Sin ideología no hay gobierno sensato. La ideología es el factor que genera la eficacia y coherencia del poder. La popularidad no es suficiente para mantener la sensatez política de un gobierno divorciado de la institucionalidad. Fuera de este esquema no puede haber democracia, la voluntad de un gobernante no puede estar por encima de la representatividad otorgada por el pueblo a los miembros de un parlamento, de una asamblea; por el respeto que merecen las instituciones.

Un gobernante no puede ni debe atropellar los derechos ni la dignidad de un poder del Estado, cualquiera que sea la condición moral o de otra clase atribuida a los miembros de este, pues ello significa insultar la voluntad soberana del segmento de la sociedad que los ha elegido.

El apoyo popular no es suficiente para justificar el rompimiento de esos principios en los que se asienta la democracia y el buen gobierno que consiste en dirigir la conducta de manera eficaz y que comprenda los deseos, las esperanzas de los gobernados. El ejercicio del poder no busca que los ciudadanos obedezcan ciegamente las órdenes que emanan de las fuentes del poder político, con lo que se demuestra la ausencia de vocación democrática y que, por el contrario, se acrecienten los conflictos verbales callejeros, como el reciente caso del diputado Schafik Hándal insultado por un simpatizante oficialista.

En el juego del poder, no hay aliados eternos sino sólo de conveniencia que duran muy poco tiempo. Así pueden verse declaraciones de apoyo a actos a veces constitutivos de delito, para desquitar cornadas políticas, como lo hacen los monosabios en las faenas taurinas con el espada. Se producen así solo falsas justificaciones que están muy lejos de tener la consistencia de un racional entendimiento, acuerdo o conversación tendientes a buscar soluciones reales a los problemas.

El drama social se convierte entonces en juegos e interacciones de intereses particulares que ningún provecho acarrean a la concordia política que se traduce en tranquilidad y sanas expectativas de la ciudadanía.

Es característica del gobierno de turno generar controversia, enfrentamientos con diversos actores de la sociedad contra quienes usa y abusa de los recursos del Estado, tales como la Policía y el Ejército.
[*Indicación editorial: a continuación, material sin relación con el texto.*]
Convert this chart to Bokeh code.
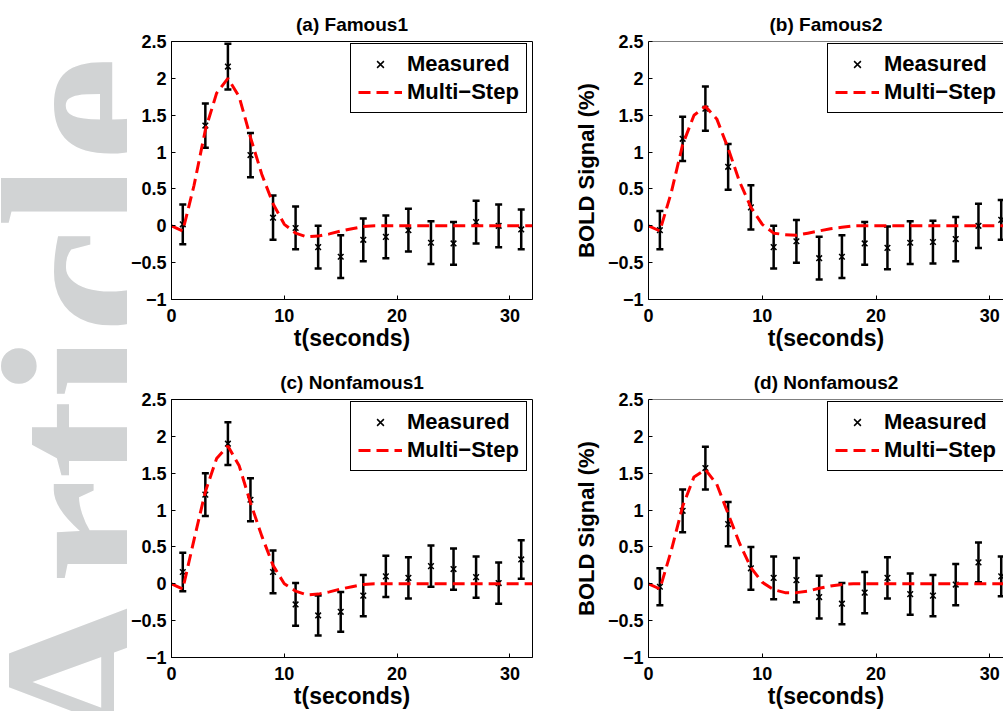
import math
from bokeh.plotting import figure
from bokeh.models import (Range1d, FixedTicker, Whisker, TeeHead, ColumnDataSource,
                          Legend, LegendItem, Label, Span)
from bokeh.layouts import row, column
from bokeh.embed import file_html
from bokeh.resources import INLINE

# ---------------- data ----------------
t_meas = [1, 3, 5, 7, 9, 11, 13, 15, 17, 19, 21, 23, 25, 27, 29, 31]
t_fit = list(range(0, 33))

famous1_mean = [0.02, 1.36, 2.16, 0.96, 0.11, -0.03, -0.29, -0.42, -0.19, -0.15, -0.06, -0.23, -0.24, 0.05, 0.00, -0.05]
famous1_err = [0.27, 0.30, 0.31, 0.30, 0.30, 0.29, 0.29, 0.29, 0.29, 0.29, 0.29, 0.29, 0.29, 0.29, 0.29, 0.27]
famous1_fit = [0, -0.07, 0.55, 1.3, 1.8, 2.0, 1.75, 1.2, 0.7, 0.3, 0.02, -0.1, -0.15, -0.14, -0.11, -0.07, -0.04,
               -0.01, 0, 0, 0, 0, 0, 0, 0, 0, 0, 0, 0, 0, 0, 0, 0]

famous2_mean = [-0.06, 1.18, 1.59, 0.80, 0.25, -0.29, -0.21, -0.44, -0.42, -0.24, -0.30, -0.23, -0.22, -0.18, 0.00, 0.08]
famous2_err = [0.26, 0.30, 0.30, 0.31, 0.30, 0.29, 0.29, 0.29, 0.29, 0.29, 0.29, 0.29, 0.29, 0.30, 0.30, 0.27]
famous2_fit = [0, -0.07, 0.45, 1.1, 1.5, 1.62, 1.45, 1.05, 0.6, 0.25, 0.02, -0.1, -0.12, -0.13, -0.1, -0.07, -0.04,
               -0.02, 0, 0, 0, 0, 0, 0, 0, 0, 0, 0, 0, 0, 0, 0, 0]

nonfamous1_mean = [0.16, 1.21, 1.90, 1.14, 0.16, -0.28, -0.43, -0.38, -0.16, 0.10, 0.08, 0.24, 0.20, 0.09, 0.01, 0.33]
nonfamous1_err = [0.26, 0.29, 0.29, 0.29, 0.29, 0.29, 0.27, 0.27, 0.28, 0.28, 0.28, 0.28, 0.28, 0.28, 0.28, 0.26]
nonfamous1_fit = [0, -0.07, 0.6, 1.25, 1.7, 1.87, 1.6, 1.1, 0.65, 0.25, 0.0, -0.1, -0.15, -0.14, -0.11, -0.07, -0.04,
                  -0.01, 0, 0, 0, 0, 0, 0, 0, 0, 0, 0, 0, 0, 0, 0, 0]

nonfamous2_mean = [-0.04, 0.99, 1.57, 0.81, 0.21, 0.08, 0.05, -0.18, -0.27, -0.12, 0.08, -0.14, -0.16, -0.01, 0.29, 0.10]
nonfamous2_err = [0.25, 0.29, 0.29, 0.30, 0.29, 0.29, 0.30, 0.29, 0.28, 0.28, 0.28, 0.28, 0.28, 0.28, 0.27, 0.27]
nonfamous2_fit = [0, -0.07, 0.45, 1.05, 1.45, 1.55, 1.35, 0.95, 0.55, 0.22, 0.02, -0.08, -0.12, -0.12, -0.1, -0.06, -0.03,
                  -0.01, 0, 0, 0, 0, 0, 0, 0, 0, 0, 0, 0, 0, 0, 0, 0]

titles = ["(a) Famous1", "(b) Famous2", "(c) Nonfamous1", "(d) Nonfamous2"]
y_ticks = [-1, -0.5, 0, 0.5, 1, 1.5, 2, 2.5]
y_tick_labels = ["\u22121", "\u22120.5", "0", "0.5", "1", "1.5", "2", "2.5"]
x_ticks = [0, 10, 20, 30]
x_label = "t(seconds)"
y_label = "BOLD Signal (%)"
legend_labels = ["Measured", "Multi\u2212Step"]
watermark_text = "Article"

FONT = "Liberation Sans"


def make_panel(title, mean, err, fit, left_col, top_row):
    width = 433 if left_col else 443
    height = 359 if top_row else 352
    x_end = 32 if left_col else 31.2
    p = figure(width=width, height=height, output_backend="svg", toolbar_location=None,
               x_range=Range1d(0, x_end), y_range=Range1d(-1, 2.5),
               min_border_left=41 if left_col else 88,
               min_border_right=28 if left_col else 0,
               min_border_top=41 if top_row else 40,
               min_border_bottom=60 if top_row else 54,
               title=title)
    p.background_fill_color = "white"
    p.border_fill_color = "white"
    p.xgrid.visible = False
    p.ygrid.visible = False
    if left_col:
        p.outline_line_color = "black"
        p.outline_line_width = 1
        p.outline_line_alpha = 1
    else:
        p.outline_line_color = None
        p.add_layout(Span(location=2.5, dimension="width", line_color="black", line_width=1))

    p.title.align = "center"
    p.title.text_font = FONT
    p.title.text_font_style = "bold"
    p.title.text_font_size = "19px"
    p.title.text_color = "black"
    p.title.standoff = 13
    if not left_col:
        p.title.offset = 4

    for ax in (p.xaxis[0], p.yaxis[0]):
        ax.axis_line_color = "black"
        ax.axis_line_width = 1
        ax.major_tick_in = 4
        ax.major_tick_out = 0
        ax.minor_tick_line_color = None
        ax.major_tick_line_color = "black"
        ax.major_label_text_font = FONT
        ax.major_label_text_font_style = "bold"
        ax.major_label_text_font_size = "18px"
        ax.major_label_text_color = "black"
        ax.axis_label_text_font = FONT
        ax.axis_label_text_font_style = "bold"
        ax.axis_label_text_font_size = "23px"
        ax.axis_label_text_color = "black"

    p.xaxis.ticker = FixedTicker(ticks=x_ticks)
    p.xaxis.major_label_standoff = 9
    p.xaxis.axis_label = x_label
    p.xaxis.axis_label_standoff = 0

    p.yaxis.ticker = FixedTicker(ticks=y_ticks)
    p.yaxis.major_label_overrides = {k: v for k, v in zip(y_ticks, y_tick_labels)}
    p.yaxis.major_label_standoff = 5
    if not left_col:
        p.yaxis.axis_label = y_label
        p.yaxis.axis_label_standoff = 6
        p.yaxis.axis_label_text_font_size = "22px"

    src = ColumnDataSource(dict(t=t_meas, m=mean,
                                up=[a + b for a, b in zip(mean, err)],
                                lo=[a - b for a, b in zip(mean, err)]))
    fit_src = ColumnDataSource(dict(t=t_fit, y=fit))

    wh = Whisker(base="t", upper="up", lower="lo", source=src,
                 line_color="black", line_width=2.5,
                 upper_head=TeeHead(size=7, line_color="black", line_width=2.5),
                 lower_head=TeeHead(size=7, line_color="black", line_width=2.5))
    p.add_layout(wh)
    meas_r = p.scatter("t", "m", source=src, marker="x", size=8, line_color="black", line_width=1.5)
    fit_r = p.line("t", "y", source=fit_src, line_color="#ff0000", line_width=3, line_dash="12 6")

    leg = Legend(items=[LegendItem(label=legend_labels[0], renderers=[meas_r]),
                        LegendItem(label=legend_labels[1], renderers=[fit_r])],
                 location=(179, 186))
    leg.label_text_font = FONT
    leg.label_text_font_style = "bold"
    leg.label_text_font_size = "22px"
    leg.label_text_color = "black"
    leg.border_line_color = "black"
    leg.border_line_width = 1
    leg.border_line_alpha = 1
    leg.background_fill_color = "white"
    leg.background_fill_alpha = 1
    leg.padding = 7
    leg.spacing = 2
    leg.margin = 0
    leg.glyph_width = 44
    leg.glyph_height = 24
    leg.label_height = 24
    leg.label_standoff = 5
    p.add_layout(leg, "center")
    return p


pa = make_panel(titles[0], famous1_mean, famous1_err, famous1_fit, True, True)
pb = make_panel(titles[1], famous2_mean, famous2_err, famous2_fit, False, True)
pc = make_panel(titles[2], nonfamous1_mean, nonfamous1_err, nonfamous1_fit, True, False)
pd = make_panel(titles[3], nonfamous2_mean, nonfamous2_err, nonfamous2_fit, False, False)

# watermark strip (clipped at its right edge like the reference)
wm = figure(width=127, height=711, output_backend="svg", toolbar_location=None,
            x_range=Range1d(0, 127), y_range=Range1d(711, 0),
            x_axis_type=None, y_axis_type=None, min_border=0)
wm.grid.visible = False
wm.outline_line_color = None
wm.background_fill_color = "white"
wm.border_fill_color = "white"
wm.add_layout(Label(x=85, y=756, text=watermark_text, angle=math.pi / 2,
                    text_font="Liberation Serif", text_font_style="bold",
                    text_font_size="238px", text_color="#d1d3d4",
                    text_align="left", text_baseline="alphabetic"))

layout = row(wm, column(row(pa, pb, spacing=0), row(pc, pd, spacing=0), spacing=0), spacing=0)

open("out.html", "w").write(file_html(layout, INLINE))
Esto significa que actúa de manera fáctica, sin que le importe entablar conversaciones, para alcanzar acuerdos y solucionar conflictos de manera sensata sin mediación de la violencia verbal, cuando no la física.

La inexperiencia en el conocimiento del saber estratégico del ejercicio del poder, revela que al gobierno no le importan las consecuencias derivadas de los actos de su titular, más bien quienes rodean a este, le brindan apoyo incondicional y le instan a tomar medidas cada vez más comprometedoras. El resultado es que importa más el dominio ejercido sobre la población que el parlamento interinstitucional. No hay que olvidar que la Constitución de la República obliga al presidente a mantener unidos, en forma pacífica, a los integrantes del conglomerado social.

Se ha llegado al momento en que la ciudadanía clama por la paz que se le ha denegado, incluso después de los acuerdos de hace 28 años logrados a un espantoso costo de sangre y destrucción. Ya nadie quiere más violencia, en ninguna de sus manifestaciones, no más enfrentamientos y controversia.

Hacer política es incidir en el sistema político, para evitar el autoritarismo y, a la vez, fortalecer el sistema de separación institucional, con la reserva hecha por los constitucionalistas de la pacífica interacción entre los poderes del Estado. Todo ello encaminado a la protección y respeto a los derechos de la ciudadanía y al sano desarrollo integral de la nación.

El poder disloca y distorsiona la actuación de los políticos que carecen de inteligencia emocional, poniendo a los pueblos bajo el grave riesgo de la anarquía sobre la cual se enquistan líderes políticos y funcionarios autoritarios.

Es deber de los ciudadanos pensantes el detener lo que resulta la evidente ruta que nos está conduciendo hacia el previsible e indeseable destino de otros países de Latinoamérica, como es el caso de Venezuela, Nicaragua y Cuba.